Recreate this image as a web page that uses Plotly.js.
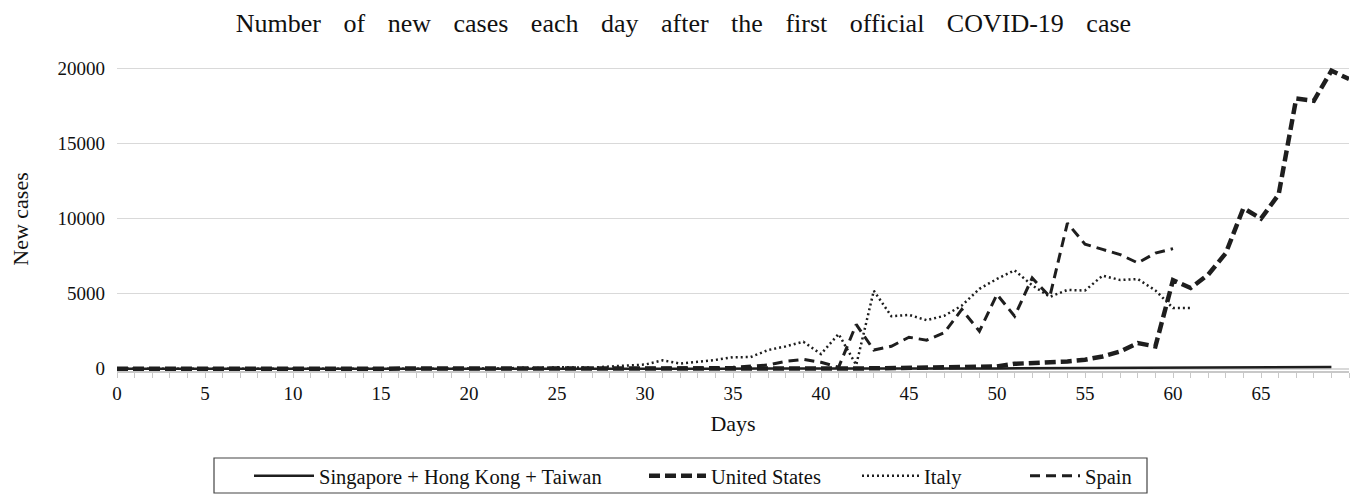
<!DOCTYPE html>
<html>
<head>
<meta charset="utf-8">
<script src="https://cdn.plot.ly/plotly-3.0.1.min.js"></script>
<style>
html,body{margin:0;padding:0;background:#fff;}
#chart{width:1355px;height:496px;}
#chart .gtitle{word-spacing:16px;}
</style>
</head>
<body>
<div id="chart"></div>
<script>
// Series names
const seriesNames = ["Singapore + Hong Kong + Taiwan", "United States", "Italy", "Spain"];

// Daily new cases, index = days after first official case
const shtCases = [1,0,2,3,2,4,3,2,5,4, 3,6,4,5,3,6,4,5,7,4, 3,5,6,4,3,5,4,6,3,5,
  4,7,5,6,8,5,6,7,9,8, 10,12,9,14,11,13,15,17,20,18, 22,26,30,35,40,45,60,70,80,90,
  110,95,100,105,110,115,120,125,130,120];

const usCases = [1,0,0,1,0,0,0,0,1,0, 1,0,0,0,1,0,0,0,0,0, 0,0,1,0,0,0,0,1,0,0,
  0,0,0,0,0,3,0,1,2,5, 10,15,20,30,40,60,80,100,120,140,
  150,330,380,420,490,600,820,1150,1710,1490,
  5900,5380,6270,7700,10700,10000,11600,18000,17850,19850, 19300];

const italyCases = [3,0,0,0,0,0,0,0,0,0, 0,0,0,0,0,0,0,0,0,0, 0,0,17,62,53,97,93,78,150,200,
  280,561,347,466,587,769,778,1247,1492,1797,
  977,2313,250,5198,3497,3590,3233,3526,4207,5322,
  5986,6557,5560,4789,5249,5210,6203,5909,5974,5217, 4050,4053];

const spainCases = [1,0,0,0,0,0,0,0,1,0, 0,0,0,0,0,0,0,0,0,0, 0,0,0,0,2,4,3,5,10,15,
  20,30,40,50,80,100,150,250,500,620,
  430,100,2950,1250,1500,2100,1900,2400,3950,2500,
  4950,3500,6050,4800,9700,8300,7950,7600,7050,7700, 8000];

// Axis ticks
const xTickVals = [0,5,10,15,20,25,30,35,40,45,50,55,60,65];
const yTickVals = [0,5000,10000,15000,20000];

function days(arr){ return arr.map((_, i) => i); }

const ink = "#1e1e1e";
const serif = "Liberation Serif";

const traces = [
  {x: days(shtCases), y: shtCases, name: seriesNames[0], mode: "lines", legend: "legend",
   line: {color: ink, width: 2.5}},
  {x: days(usCases), y: usCases, name: seriesNames[1], mode: "lines", legend: "legend2",
   line: {color: ink, width: 4.5, dash: "11px,5px"}},
  {x: days(italyCases), y: italyCases, name: seriesNames[2], mode: "lines", legend: "legend3",
   line: {color: ink, width: 2.5, dash: "2px,3px"}},
  {x: days(spainCases), y: spainCases, name: seriesNames[3], mode: "lines", legend: "legend4",
   line: {color: ink, width: 3, dash: "10px,6px"}}
];

function legendAt(px, sampleLen){
  return {orientation: "h", xref: "container", yref: "container",
          x: px / 1355, xanchor: "left", y: (496 - 476) / 496, yanchor: "middle",
          borderwidth: 0, bgcolor: "rgba(0,0,0,0)",
          font: {family: serif, size: 20.5, color: "#111"},
          itemwidth: sampleLen};
}

const layout = {
  width: 1355, height: 496,
  margin: {l: 117, r: 6, t: 67, b: 125},
  paper_bgcolor: "#fff", plot_bgcolor: "#fff",
  font: {family: serif, color: "#111", size: 18},
  title: {text: "Number of new cases each day after the first official COVID-19 case",
          font: {family: serif, size: 26, color: "#111"},
          x: 0.5044, xanchor: "center", y: 0.953, yanchor: "middle"},
  showlegend: true,
  legend: legendAt(249, 60),
  legend2: legendAt(644, 57),
  legend3: legendAt(857, 57),
  legend4: legendAt(1025, 50),
  shapes: [{type: "rect", xref: "paper", yref: "paper",
            x0: (214 - 117) / 1232, x1: (1147 - 117) / 1232,
            y0: (371 - 458) / 304, y1: (371 - 493) / 304,
            line: {color: "#444", width: 1.2}, fillcolor: "rgba(0,0,0,0)", layer: "below"}],
  xaxis: {
    range: [0, 70], tickvals: xTickVals, ticktext: xTickVals.map(String),
    showgrid: false, zeroline: false,
    showline: true, linecolor: "#c8c8c8", linewidth: 1.5,
    ticks: "outside", ticklen: 5, tickcolor: "#c8c8c8", tickwidth: 1,
    minor: {dtick: 1, tick0: 0, ticks: "outside", ticklen: 5, tickcolor: "#c8c8c8", showgrid: false},
    tickfont: {family: serif, size: 19, color: "#111"},
    title: {text: "Days", font: {family: serif, size: 22, color: "#111"}, standoff: 12},
    fixedrange: true
  },
  yaxis: {
    range: [-150, 20100], tickvals: yTickVals, ticktext: yTickVals.map(String),
    showgrid: true, gridcolor: "#d9d9d9", gridwidth: 1.5,
    zeroline: false, showline: false, ticks: "",
    tickfont: {family: serif, size: 19, color: "#111"},
    ticklabelstandoff: 11,
    title: {text: "New cases", font: {family: serif, size: 22, color: "#111"}, standoff: 22},
    fixedrange: true
  }
};

Plotly.newPlot("chart", traces, layout, {displayModeBar: false, staticPlot: true});
</script>
</body>
</html>
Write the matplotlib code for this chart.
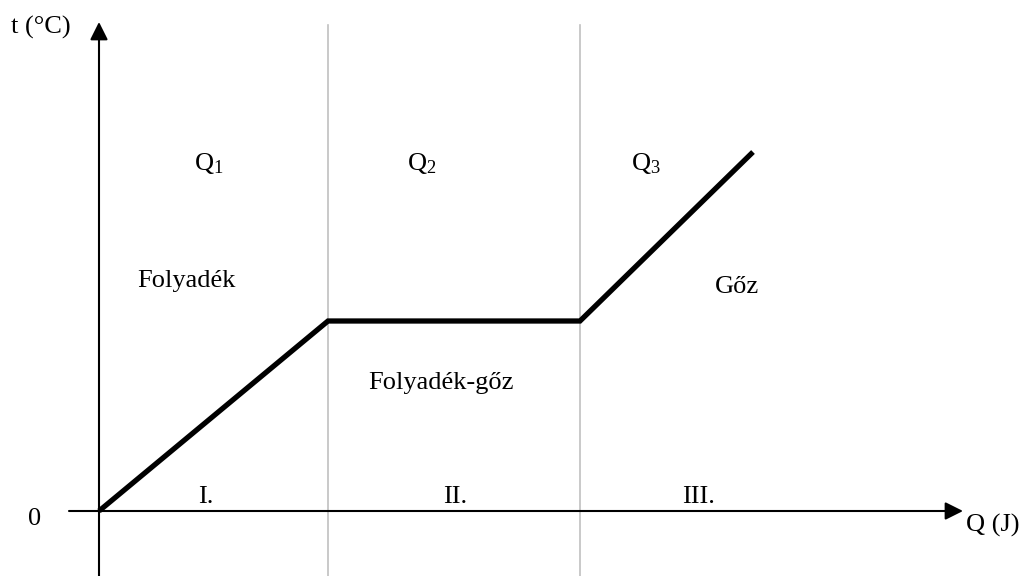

### [What you are asked to do]
Transcribe exactly, please, the lines between the start of the records above and the line holding "110,95,100,105,110,115,120,125,130,120];", counting both of those lines and omitting pictures.

### [Finished answer]
Recreate this image as a web page that uses Plotly.js.
<!DOCTYPE html>
<html>
<head>
<meta charset="utf-8">
<script src="https://cdn.plot.ly/plotly-3.0.1.min.js"></script>
<style>
html,body{margin:0;padding:0;background:#fff;}
#chart{width:1355px;height:496px;}
#chart .gtitle{word-spacing:16px;}
</style>
</head>
<body>
<div id="chart"></div>
<script>
// Series names
const seriesNames = ["Singapore + Hong Kong + Taiwan", "United States", "Italy", "Spain"];

// Daily new cases, index = days after first official case
const shtCases = [1,0,2,3,2,4,3,2,5,4, 3,6,4,5,3,6,4,5,7,4, 3,5,6,4,3,5,4,6,3,5,
  4,7,5,6,8,5,6,7,9,8, 10,12,9,14,11,13,15,17,20,18, 22,26,30,35,40,45,60,70,80,90,
  110,95,100,105,110,115,120,125,130,120];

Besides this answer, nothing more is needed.